¿Qué Es Especial De Su Matrimonio? (Spanish)

By Mary Hunt Webb

Posted Sunday, September 25, 2011

"I'm going outside for a minute," my husband informed me. "There's a thunderhead building up out there that's rather photogenic!"

I laughed. Marriage to a meteorologist certainly creates some unique moments.

"Oh, good," I responded cheerfully. "Another photo for the family album! We'll put it next to the ones of our grandson."

A photo of a thunderhead.

A rainbow peeks out from beneath this thunderhead. [Photographer: Morris Webb, Jr.]

He stopped with camera in hand to ask, "Do you think I'm weird?"

"No, dear. After all these decades of marriage, I know you. Just tell it to smile and say, 'Cheese!' for the camera!"

He knew that we already had photos of the clouds of giant thunderheads in our photo albums right next to those of family members and friends.

As I look at our unique photo collection, I recall the reaction of one lady when she learned that I was engaged to a meteorologist. She warned, "Honey, don't you know that if you marry a meteorologist, it will rain on every picnic you ever have!"

A photo of a Cadillac buried in the snow.

This vintage Cadillac was parked outside the Cheyenne Airport when a blizzard dumped 12 to 18 inches of snow on Wyoming's capitol city. [Photographer: Morris Webb, Jr.]

Rained-out picnics have been among our lesser concerns during the course of our marriage. Morris has stayed overnight at the National Weather Service when blizzard conditions made it impossible for him to return to our home even when we lived a couple of miles from his office. On another occasion, a hailstorm dropped so much hail that it piled up in drifts in our yard, like snow. Rain falling during a picnic was the least of my worries.

Weather is only one way that science has dominated our family life. It creeps into dinner conversations and has dominated our vacations and day trips.

A photo of a cattle grazing near a radio telescope near Magdalena, New Mexico.

Cattle graze near one of the 27 radio telescopes at the Very Large Array (VLA) near Magdalena, New Mexico. [Photographer: Morris Webb, Jr.]

We have taken our son on family outings that included visits to radio telescopes, to a Doppler radar site, to a meteor crater, and to countless scientific museums.

That's what happens when one is married to a meteorologist. But, I don't mind because it makes life interesting. I have accepted my husband's eccentricities and am happy to report that he has accepted mine.

A photo of Morris measuring snow.

Morris includes the measurement of snow as part of his daily weather observations. [Photographer: Mary Hunt Webb.]
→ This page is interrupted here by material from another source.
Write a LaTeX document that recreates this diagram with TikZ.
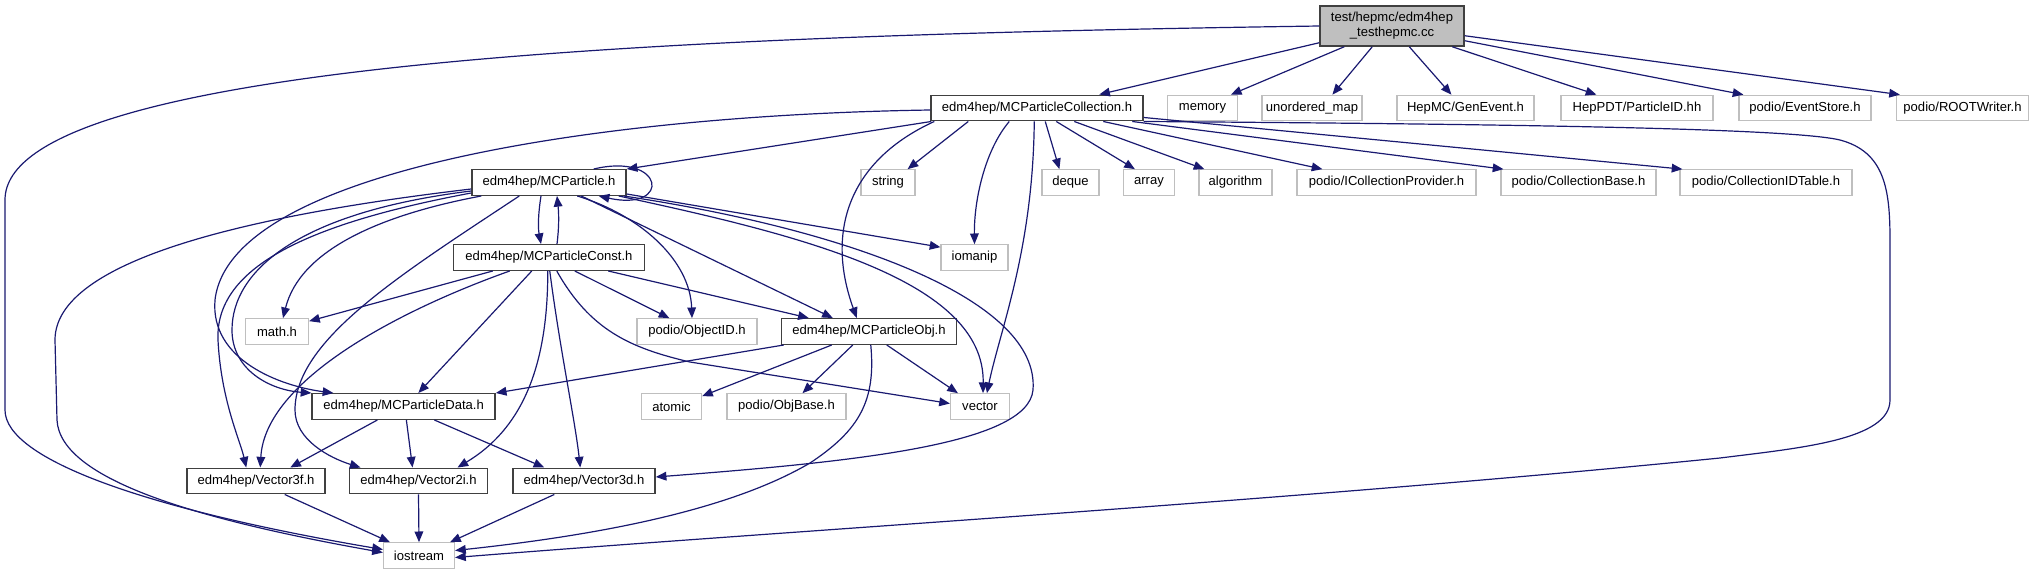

Instead of focusing on our differences as points of contention, Morris and I have learned to value those differences. While he possesses technical and scientific abilities that I lack, I have verbal skills, teaching abilities, and insight into psychology that he does not have. We have often said that, together, we present a complete set.
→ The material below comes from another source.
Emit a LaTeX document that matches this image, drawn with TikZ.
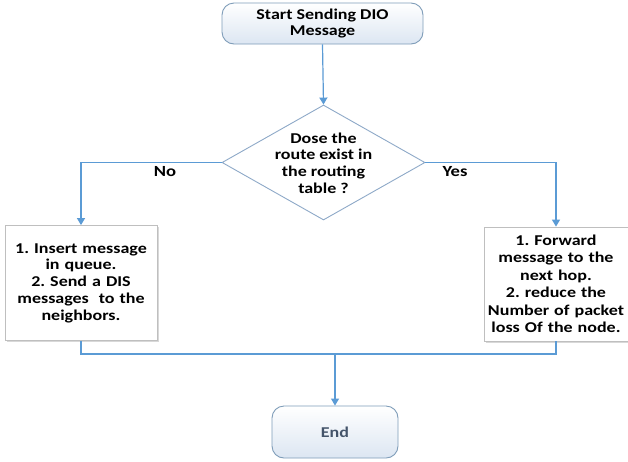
\documentclass[tikz,border=0pt]{standalone}
\usepackage{fontspec}
\setmainfont{Carlito}[FakeStretch=1.2]
\usetikzlibrary{shapes.geometric,arrows.meta,shadows,calc}
\definecolor{linkblue}{HTML}{5B9BD5}
\definecolor{termborder}{HTML}{7F9DB9}
\definecolor{termfill}{HTML}{DCE6F2}
\definecolor{diaborder}{HTML}{8EA9C8}
\definecolor{endtext}{HTML}{44546A}
\tikzset{
  txt/.style={align=center, font=\frenchspacing\bfseries\fontsize{15}{16.8}\selectfont, inner sep=0pt},
  termbox/.style={txt, draw=termborder, line width=0.9pt, rounded corners=12pt, top color=white, bottom color=termfill},
  decision/.style={diamond, draw=diaborder, line width=0.9pt, fill=white, inner sep=0pt, aspect=1.77},
  procbox/.style={txt, draw=black!25, line width=0.8pt, fill=white, drop shadow={opacity=0.3, shadow xshift=1.5pt, shadow yshift=-1.5pt}},
  flow/.style={draw=linkblue, line width=1.2pt},
  flowarrow/.style={flow, -{Triangle[width=8pt,length=7pt]}},
  lbl/.style={font=\bfseries\fontsize{15.5}{16}\selectfont, inner sep=0pt}
}
\begin{document}
\begin{tikzpicture}[x=1pt,y=-1pt]
\fill[white] (0,0) rectangle (628,461);
\useasboundingbox (0,0) rectangle (628,461);
\node[termbox, minimum width=201pt, minimum height=41pt, font=\frenchspacing\bfseries\fontsize{15}{15.5}\selectfont] (start) at (322.5,23.5) {Start Sending DIO\\Message};
\node[decision, minimum width=203pt, minimum height=115pt] (dec) at (323.5,162.5) {};
\node[txt] (dectext) at (323.5,163) {Dose the\\route exist in\\the routing\\table ?};
\node[procbox, minimum width=152pt, minimum height=115pt, text width=150pt] (left) at (81,283) {1. Insert message\\in queue.\\2. Send a DIS\\messages\ \ to the\\neighbors.};
\node[procbox, minimum width=144pt, minimum height=114pt, text width=142pt, font=\frenchspacing\bfseries\fontsize{15}{17.5}\selectfont] (right) at (556,284) {1. Forward\\message to the\\next hop.\\2. reduce the\\Number of packet\\loss Of the node.};
\node[termbox, minimum width=126pt, minimum height=52pt, text=endtext] (end) at (335,432) {End};
\coordinate (join) at (335,354);
\node[lbl] (no) at (165,172) {No};
\node[lbl] (yes) at (455,172) {Yes};
\draw[flowarrow] (start.south) -- (dec.north);
\draw[flowarrow] (dec.west) -| (left.north);
\draw[flowarrow] (dec.east) -| (right.north);
\draw[flow] (left.south) |- (join) -| (right.south);
\draw[flowarrow] (join) -- (end.north);
\end{tikzpicture}
\end{document}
The key is to lift each other up, compliment each other, and value the abilities that each spouse and family member possesses.

Do you value the uniqueness of your spouse? Try to look for special abilities that your mate has that you do not possess. Compliment your spouse and let him/her know how much you treasure those gifts. You will be amazed at the way it changes your marriage.

Ephesians 4:31-32 "31) - Let all bitterness, wrath, anger, clamor, and evil speaking be put away from you, with all malice. 32) And be kind to one another, tenderhearted, forgiving one another, even as God in Christ forgave you." (New King James Version)

Efesios 4:31-32 (Español) - "31) Quítense de vosotros toda amargura, enojo, ira, griterña y maledicencia, y toda malicia. 32) Antes sed benignos unos con otros, misericordiosos, perdonándoos unos a otros, como Dios también os perdonó a vosotros en Cristo." (Reina-Valera 1960)

A photo of Mary Hunt Webb, Morris Webb, Jr., and Merrill Webb in Albuquerque, New Mexico.

Mary and Morris Webb pose with their son, Merrill, while Merrill was a young teenager. [Photographer: Morris Webb, Sr.]